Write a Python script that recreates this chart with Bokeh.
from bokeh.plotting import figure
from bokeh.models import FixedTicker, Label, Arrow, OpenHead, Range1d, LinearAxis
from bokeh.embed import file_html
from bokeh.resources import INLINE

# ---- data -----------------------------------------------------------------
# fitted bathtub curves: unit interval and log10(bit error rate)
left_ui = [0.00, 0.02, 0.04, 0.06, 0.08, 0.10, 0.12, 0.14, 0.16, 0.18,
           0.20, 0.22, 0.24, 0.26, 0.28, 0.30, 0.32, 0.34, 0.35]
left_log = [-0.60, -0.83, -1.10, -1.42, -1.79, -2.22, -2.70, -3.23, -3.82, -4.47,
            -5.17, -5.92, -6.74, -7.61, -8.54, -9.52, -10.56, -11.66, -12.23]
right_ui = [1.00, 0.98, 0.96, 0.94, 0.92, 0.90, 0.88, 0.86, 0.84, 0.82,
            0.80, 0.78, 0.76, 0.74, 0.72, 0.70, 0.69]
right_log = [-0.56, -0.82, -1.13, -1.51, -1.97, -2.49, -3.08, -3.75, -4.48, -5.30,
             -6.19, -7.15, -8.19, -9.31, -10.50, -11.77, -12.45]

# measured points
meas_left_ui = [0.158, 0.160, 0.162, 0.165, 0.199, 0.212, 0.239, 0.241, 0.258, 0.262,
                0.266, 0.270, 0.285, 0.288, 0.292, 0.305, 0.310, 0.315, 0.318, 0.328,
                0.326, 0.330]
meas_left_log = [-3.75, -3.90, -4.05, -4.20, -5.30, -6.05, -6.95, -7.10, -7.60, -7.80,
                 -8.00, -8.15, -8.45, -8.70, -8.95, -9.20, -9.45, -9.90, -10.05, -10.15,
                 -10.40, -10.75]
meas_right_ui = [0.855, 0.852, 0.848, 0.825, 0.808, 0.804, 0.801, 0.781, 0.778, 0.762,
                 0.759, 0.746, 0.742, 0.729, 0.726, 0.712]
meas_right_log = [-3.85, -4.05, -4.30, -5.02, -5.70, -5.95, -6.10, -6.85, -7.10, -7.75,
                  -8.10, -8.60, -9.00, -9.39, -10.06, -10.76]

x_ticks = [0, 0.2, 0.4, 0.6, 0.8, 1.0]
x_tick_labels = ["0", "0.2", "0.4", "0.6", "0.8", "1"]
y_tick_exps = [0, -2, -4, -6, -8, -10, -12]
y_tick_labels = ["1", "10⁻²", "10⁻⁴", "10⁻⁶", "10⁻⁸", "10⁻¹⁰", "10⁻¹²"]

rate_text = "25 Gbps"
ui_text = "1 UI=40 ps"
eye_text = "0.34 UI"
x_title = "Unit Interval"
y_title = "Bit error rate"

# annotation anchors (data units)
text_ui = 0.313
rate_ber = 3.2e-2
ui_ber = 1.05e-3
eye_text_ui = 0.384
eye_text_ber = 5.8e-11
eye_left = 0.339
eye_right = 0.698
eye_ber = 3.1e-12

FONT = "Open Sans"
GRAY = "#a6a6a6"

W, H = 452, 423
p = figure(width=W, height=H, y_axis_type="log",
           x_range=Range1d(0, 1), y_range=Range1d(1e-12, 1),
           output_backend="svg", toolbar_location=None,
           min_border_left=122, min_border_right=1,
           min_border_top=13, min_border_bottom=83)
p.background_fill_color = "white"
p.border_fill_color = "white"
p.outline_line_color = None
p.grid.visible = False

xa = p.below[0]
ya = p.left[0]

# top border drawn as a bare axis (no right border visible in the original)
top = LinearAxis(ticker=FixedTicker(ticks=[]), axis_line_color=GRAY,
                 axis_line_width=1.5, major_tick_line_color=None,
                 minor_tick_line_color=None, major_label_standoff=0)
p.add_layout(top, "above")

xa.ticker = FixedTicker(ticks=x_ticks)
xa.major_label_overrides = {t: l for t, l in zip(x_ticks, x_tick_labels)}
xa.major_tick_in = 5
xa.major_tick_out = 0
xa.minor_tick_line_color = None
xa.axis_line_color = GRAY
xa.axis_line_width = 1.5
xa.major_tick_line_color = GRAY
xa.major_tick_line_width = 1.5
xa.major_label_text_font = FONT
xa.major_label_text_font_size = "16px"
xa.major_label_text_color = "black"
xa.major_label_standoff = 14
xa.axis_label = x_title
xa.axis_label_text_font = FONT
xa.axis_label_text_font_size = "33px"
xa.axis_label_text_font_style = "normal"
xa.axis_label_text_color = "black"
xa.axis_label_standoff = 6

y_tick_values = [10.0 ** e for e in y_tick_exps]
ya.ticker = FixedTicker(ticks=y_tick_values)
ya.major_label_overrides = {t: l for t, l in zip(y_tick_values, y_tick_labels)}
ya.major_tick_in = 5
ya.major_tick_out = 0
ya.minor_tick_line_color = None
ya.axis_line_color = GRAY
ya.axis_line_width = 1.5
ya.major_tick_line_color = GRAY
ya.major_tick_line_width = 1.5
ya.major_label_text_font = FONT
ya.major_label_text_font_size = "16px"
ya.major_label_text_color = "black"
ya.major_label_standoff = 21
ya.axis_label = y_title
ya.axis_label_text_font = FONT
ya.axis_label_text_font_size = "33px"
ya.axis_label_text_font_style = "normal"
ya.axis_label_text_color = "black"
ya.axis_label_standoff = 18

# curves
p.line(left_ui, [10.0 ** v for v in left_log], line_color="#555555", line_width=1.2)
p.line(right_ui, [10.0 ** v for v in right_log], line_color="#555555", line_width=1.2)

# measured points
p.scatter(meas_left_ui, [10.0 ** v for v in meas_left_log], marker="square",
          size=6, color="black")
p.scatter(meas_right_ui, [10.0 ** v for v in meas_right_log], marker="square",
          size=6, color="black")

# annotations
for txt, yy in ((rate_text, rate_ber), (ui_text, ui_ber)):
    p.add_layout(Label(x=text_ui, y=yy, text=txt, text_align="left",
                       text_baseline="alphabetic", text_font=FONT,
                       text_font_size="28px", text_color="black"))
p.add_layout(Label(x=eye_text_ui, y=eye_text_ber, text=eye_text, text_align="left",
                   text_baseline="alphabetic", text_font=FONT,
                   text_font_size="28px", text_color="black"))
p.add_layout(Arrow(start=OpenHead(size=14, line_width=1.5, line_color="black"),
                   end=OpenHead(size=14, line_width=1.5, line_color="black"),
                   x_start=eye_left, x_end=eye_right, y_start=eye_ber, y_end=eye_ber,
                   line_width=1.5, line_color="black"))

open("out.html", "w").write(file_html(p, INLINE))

● ● ● ● ● ● ●

Quote the listing word for word from its first line through the line in which "from bokeh.resources import INLINE" appears.

• **Answer to this problem**
Write a Python script that recreates this chart with Bokeh.
from bokeh.plotting import figure
from bokeh.models import FixedTicker, Label, Arrow, OpenHead, Range1d, LinearAxis
from bokeh.embed import file_html
from bokeh.resources import INLINE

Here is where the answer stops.